As fixed-income investors contend with a quickly changing market environment, people should consider allocating toward smart beta or factor based bond exchange traded funds that could better diversify and potentially enhance returns ahead.

For example, the IQ Enhanced Core Bond U.S. ETF (NYSEArca: AGGE) and the IQ Enhanced Core Plus Bond U.S. ETF (NYSEArca: AGGP) incorporates momentum factors to direct investors toward strengthening fixed-income segments in an attempt to enhance returns.

“We are leaders in fixed-income factor investing, providing opportunities in asset classes to potentially enhance returns in current and future environments,” Sal Bruno, Chief Investment Officer IndexIQ, told ETF Trends in a call.

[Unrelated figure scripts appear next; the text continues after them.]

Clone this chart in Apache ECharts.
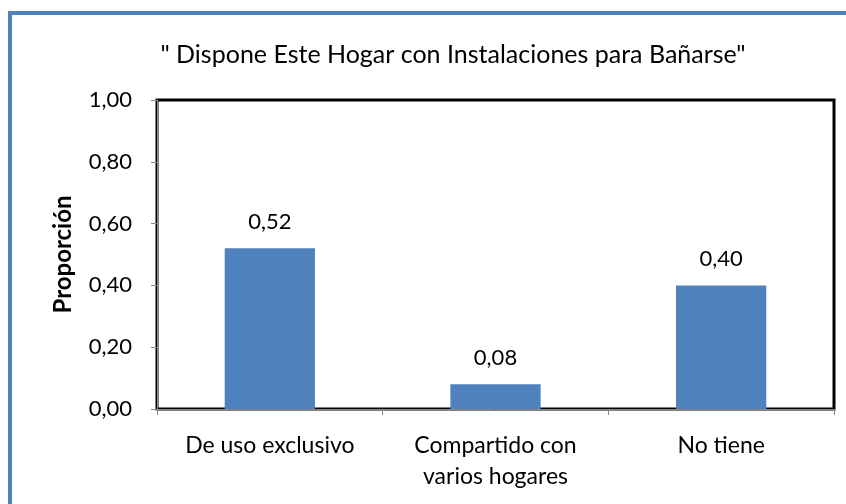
<!DOCTYPE html>
<html>
<head>
<meta charset="utf-8">
<script src="https://cdn.jsdelivr.net/npm/echarts@6/dist/echarts.min.js"></script>
<style>
  html, body { margin: 0; padding: 0; background: #fff; }
  #main { width: 846px; height: 504px; }
</style>
</head>
<body>
<div id="main"></div>
<script>
const categories = ['De uso exclusivo', 'Compartido con\nvarios hogares', 'No tiene'];
const values = [0.52, 0.08, 0.40];
const yTicks = [0, 0.2, 0.4, 0.6, 0.8, 1.0];

const font = 'Lato, "Open Sans", sans-serif';
let myChart = echarts.init(document.getElementById('main'));

option = {
    animation: false,
    backgroundColor: '#fff',
    title: {
        text: '" Dispone Este Hogar con Instalaciones para Bañarse"',
        left: 448,
        top: 37,
        textAlign: 'center',
        textStyle: { fontFamily: font, fontSize: 25, fontWeight: 'normal', color: '#000' }
    },
    graphic: [{
        type: 'rect',
        shape: { x: 10, y: 13, width: 900, height: 600 },
        style: { fill: 'none', stroke: '#4F81BD', lineWidth: 4 },
        silent: true
    }],
    grid: {
        left: 157, top: 100, right: 12, bottom: 95,
        show: true, borderColor: '#000', borderWidth: 3
    },
    xAxis: {
        type: 'category',
        data: categories,
        axisLine: { lineStyle: { color: '#888', width: 1 } },
        axisTick: { show: true, length: 6, lineStyle: { color: '#888' } },
        axisLabel: { fontFamily: font, fontSize: 23, color: '#000', margin: 21, lineHeight: 31 }
    },
    yAxis: {
        type: 'value',
        min: 0, max: 1, interval: 0.2,
        name: 'Proporción',
        nameLocation: 'middle',
        nameGap: 82,
        nameTextStyle: { fontFamily: font, fontSize: 24, fontWeight: 'bold', color: '#000' },
        axisLine: { show: true, lineStyle: { color: '#888', width: 1 } },
        axisTick: { show: true, length: 6, lineStyle: { color: '#888' } },
        splitLine: { show: false },
        axisLabel: {
            fontFamily: font, fontSize: 22, color: '#000', margin: 25,
            formatter: function (v) { return yTicks.includes(Math.round(v * 10) / 10) ? v.toFixed(2).replace('.', ',') : ''; }
        }
    },
    series: [{
        type: 'bar',
        data: values,
        barWidth: '40%',
        itemStyle: { color: '#4F81BD' },
        label: {
            show: true, position: 'top', distance: 15,
            fontFamily: font, fontSize: 22, color: '#000',
            formatter: function (p) { return p.value.toFixed(2).replace('.', ','); }
        }
    }]
};

myChart.setOption(option);
</script>
</body>
</html>
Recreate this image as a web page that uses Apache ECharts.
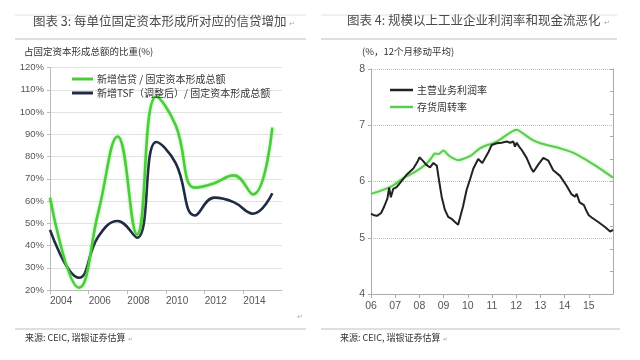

One way to help investors find the best opportunities in the fixed-income market is through momentum investing, Bruno explained.

Specifically, both AGGE and AGGP adhere to a momentum investing strategy where momentum is measured by comparing a short-horizon, 45-day moving average of returns to longer-horizon, 90-day moving average of returns while taking into account recent volatility in each sector. Moreover, the underlying indices weigh each of the fixed-income sectors based on the total return momentum of each sector.

The ETFs employ “a momentum methodology to dynamically allocate assets across U.S. fixed income sectors, overweighting sectors with high momentum and underweighting sectors with low momentum,” according to IndexIQ.

AGGE will act as a core bond position, providing exposure to U.S. Treasuries, U.S. investment grade corporate bonds and U.S. investment grade mortgage-backed securities. Current weights include investment-grade corporate debt 49%, long-term government debt 11.0%, short-term U.S. Treasuries 9% and mortgage-backed securities 9%.

AGGP, like its appellation suggests, provides access to core positions similar to AGGE “plus” up to 25% in U.S. high yield debt and up to 5% in U.S. dollar denominated debt of emerging market issuers. Current weights include investment-grade corporate debt 31%, high-yield debt 25% mortgage-backed securities 14%.
The strategies are rules-based fixed income ETFs that seek to outperform the broad, U.S. taxable, fixed income markets with comparable levels of risk, according to IndexIQ.